Investigation of Sub- and Supercritical LOX/Methane Injection Using Optical Diagnostics

Abstract

The DLR Institute of Space Propulsion at Lampoldshausen has been working on dierent aspects of oxygen/methane combustion for a couple of years. Within this framework, the European High Pressure Research and Technology Test Facility P8 was equipped with a methane fluid system as a first step to enable single injector investigations of high pressure methane injection and combustion processes. The fluid system provides ambient temperature methane at flow rates up to 1 kg/s and at combustion chamber pressures up to 10 MPa. The measurement system has been adapted to the new fluid system to provide a precise determination of injection conditions.

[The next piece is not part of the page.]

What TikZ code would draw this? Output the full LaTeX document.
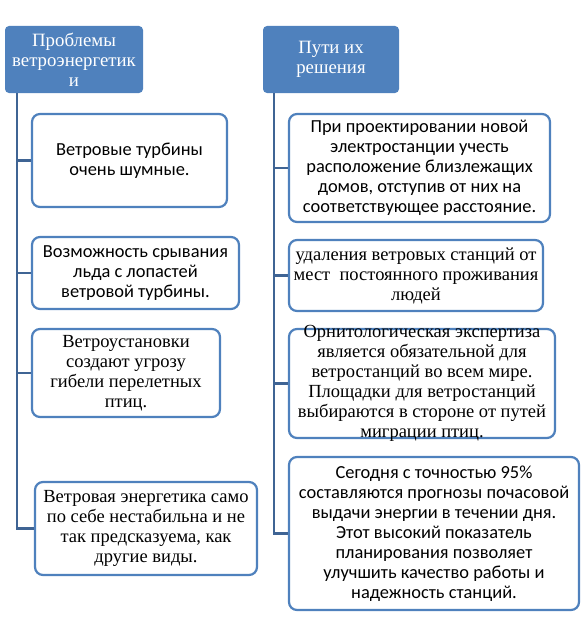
\documentclass[tikz,border=0pt]{standalone}
\usepackage{fontspec}
\setmainfont{Liberation Serif}
\newfontfamily\calibri{Carlito}
\usepackage{tikz}
\definecolor{headblue}{HTML}{4F81BD}
\definecolor{edgeblue}{HTML}{4F81BD}
\definecolor{trunkblue}{HTML}{3F6494}

\begin{document}
\begin{tikzpicture}[x=1pt,y=-1pt,
  head node/.style={rectangle,rounded corners=4pt,fill=headblue,
    text=white,font=\fontsize{18.8}{20}\selectfont,align=center,inner sep=0pt},
  item node/.style={rectangle,rounded corners=8pt,draw=edgeblue,
    line width=2.2pt,fill=white,align=center,inner sep=0pt},
  sans text/.style={font=\calibri\fontsize{18.4}{20}\selectfont},
  serif text/.style={font=\fontsize{18.5}{20}\selectfont},
  trunk/.style={draw=trunkblue,line width=2.2pt}]

  \useasboundingbox (0,0) rectangle (583,634);

  % headers
  \node[head node,minimum width=138pt,minimum height=67pt] (hl) at (74,59.5)
    {Проблемы\\ветроэнергетик\\и};
  \node[head node,minimum width=136pt,minimum height=67pt] (hr) at (331,59.5)
    {Пути их\\решения};

  % problems
  \node[item node,sans text,minimum width=195pt,minimum height=93pt] (p1) at (129.5,160.5)
    {Ветровые турбины\\очень шумные.};
  \node[item node,sans text,minimum width=207pt,minimum height=72pt] (p2) at (135.5,273)
    {Возможность срывания\\льда с лопастей\\ветровой турбины.};
  \node[item node,serif text,minimum width=188pt,minimum height=88pt] (p3) at (126,373)
    {Ветроустановки\\создают угрозу\\гибели перелетных\\птиц.};
  \node[item node,serif text,minimum width=222pt,minimum height=93pt] (p4) at (146,528.5)
    {Ветровая энергетика само\\по себе нестабильна и не\\так предсказуема, как\\другие виды.};

  % solutions
  \node[item node,sans text,minimum width=261pt,minimum height=108pt] (s1) at (419.5,168)
    {При проектировании новой\\электростанции учесть\\расположение близлежащих\\домов, отступив от них на\\соответствующее расстояние.};
  \node[item node,serif text,minimum width=254pt,minimum height=71pt] (s2) at (416,275.5)
    {удаления ветровых станций от\\мест\ \ постоянного проживания\\людей};
  \node[item node,minimum width=266pt,minimum height=109pt,
    label={[serif text,align=center]center:Орнитологическая экспертиза\\является обязательной для\\ветростанций во всем мире.\\Площадки для ветростанций\\выбираются в стороне от путей\\миграции птиц.}] (s3) at (422,383.5) {};
  \node[item node,sans text,minimum width=290pt,minimum height=153pt] (s4) at (434,533.5)
    {Сегодня с точностью 95\%\\составляются прогнозы почасовой\\выдачи энергии в течении дня.\\Этот высокий показатель\\планирования позволяет\\улучшить качество работы и\\надежность станций.};

  % trunks
  \foreach \n in {p1,p2,p3,p4}
    \draw[trunk] (hl.south west) ++(12,0) |- (\n.west);
  \foreach \n in {s1,s2,s3,s4}
    \draw[trunk] (hr.south west) ++(11,0) |- (\n.west);
\end{tikzpicture}
\end{document}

Hence, the P8 now allows investigations of LOX/CH4 combustion chamber processes under realistic rocket engine conditions. For the first operational tests, a single injector windowed rocket combustion chamber was operated at various steady-state conditions in the sub-, near- and supercritical regime with respect to the critical pressure of oxygen. The propellants were injected through a single shear coaxial injector element at temperatures of about 120 K and 275 K, respectively. High speed optical diagnostic techniques such as flame emission spectroscopy and shadowgraphy have been applied in the near injector region to assess injection and atomization behavior as well as flame anchoring and stabilization. The paper describes the modifications of fluid and MCC systems at P8 and presents preliminary results of the first test campaign.